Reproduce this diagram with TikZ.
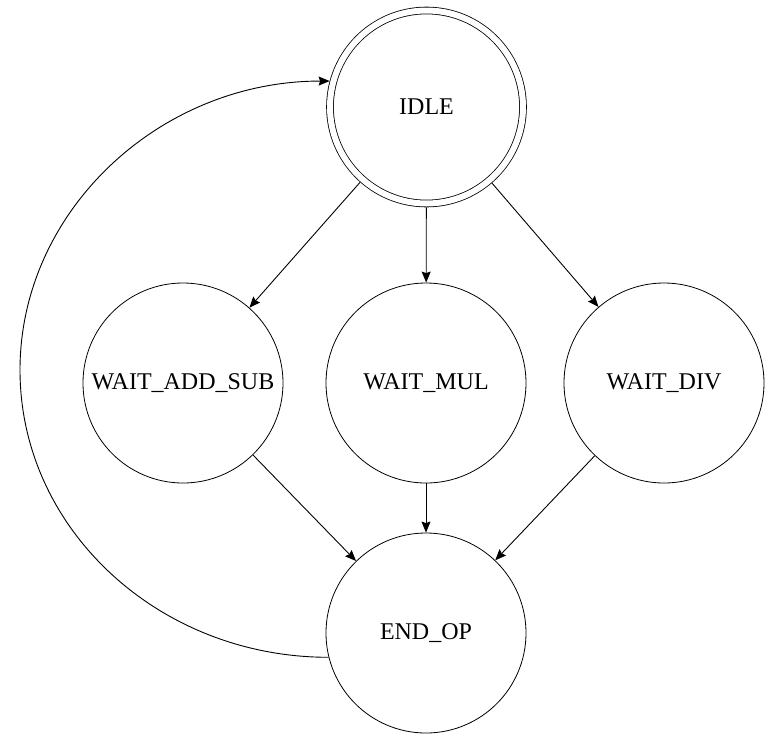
\documentclass[tikz,border=0pt]{standalone}
\usepackage{fontspec}
\setmainfont{Liberation Serif}
\usetikzlibrary{automata, arrows.meta}

\begin{document}
\begin{tikzpicture}[x=1pt, y=-1pt]
        % Setup the style for the states
        \tikzset{node style/.style={state,
                                    minimum size=200pt,
                                    inner sep=0pt,
                                    line width=0.8pt,
                                    font=\fontsize{24}{28}\selectfont},
                 start style/.style={node style,
                                    minimum size=193pt,
                                    double,
                                    double distance=6pt,
                                    outer sep=3.8pt},
                 link/.style={line width=0.9pt,
                              -{Stealth[length=11pt, width=9pt, inset=1.5pt]}}}

        \useasboundingbox (0,0) rectangle (772,740);

        % Draw the states
        \node[start style] at (426.5, 107) (idle)   {IDLE};
        \node[node style]  at (183, 383)   (addsub) {WAIT\_ADD\_SUB};
        \node[node style]  at (426, 383)   (mul)    {WAIT\_MUL};
        \node[node style]  at (664, 383)   (div)    {WAIT\_DIV};
        \node[node style]  at (426, 633)   (endop)  {END\_OP};
        \coordinate (back) at (20, 370);

        % Connect the states with arrows
        \draw[link]
            (idle)   edge (addsub)
            (idle)   edge (mul)
            (idle)   edge (div)
            (addsub) edge (endop)
            (mul)    edge (endop)
            (div)    edge (endop);
        \draw[link] (endop.194.5) .. controls +(-170,0) and +(0,159) .. (back)
                                  .. controls +(0,-159) and +(-170,0) .. (idle.165.5);
\end{tikzpicture}
\end{document}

================

## INSTRUCTIONS FOR THE TASK
Pictures in the data above should not be copied; transcribe everything else exactly.

## THE REPLY
Reproduce this diagram with TikZ.
\documentclass[tikz,border=0pt]{standalone}
\usepackage{fontspec}
\setmainfont{Liberation Serif}
\usetikzlibrary{automata, arrows.meta}

\begin{document}
\begin{tikzpicture}[x=1pt, y=-1pt]
        % Setup the style for the states
        \tikzset{node style/.style={state,
                                    minimum size=200pt,
                                    inner sep=0pt,
                                    line width=0.8pt,
                                    font=\fontsize{24}{28}\selectfont},
                 start style/.style={node style,
                                    minimum size=193pt,
                                    double,
                                    double distance=6pt,
                                    outer sep=3.8pt},
                 link/.style={line width=0.9pt,
                              -{Stealth[length=11pt, width=9pt, inset=1.5pt]}}}

        \useasboundingbox (0,0) rectangle (772,740);

        % Draw the states
        \node[start style] at (426.5, 107) (idle)   {IDLE};
        \node[node style]  at (183, 383)   (addsub) {WAIT\_ADD\_SUB};
        \node[node style]  at (426, 383)   (mul)    {WAIT\_MUL};
        \node[node style]  at (664, 383)   (div)    {WAIT\_DIV};
        \node[node style]  at (426, 633)   (endop)  {END\_OP};
        \coordinate (back) at (20, 370);

        % Connect the states with arrows
        \draw[link]
            (idle)   edge (addsub)
            (idle)   edge (mul)
            (idle)   edge (div)
            (addsub) edge (endop)
            (mul)    edge (endop)
            (div)    edge (endop);
        \draw[link] (endop.194.5) .. controls +(-170,0) and +(0,159) .. (back)
                                  .. controls +(0,-159) and +(-170,0) .. (idle.165.5);
\end{tikzpicture}
\end{document}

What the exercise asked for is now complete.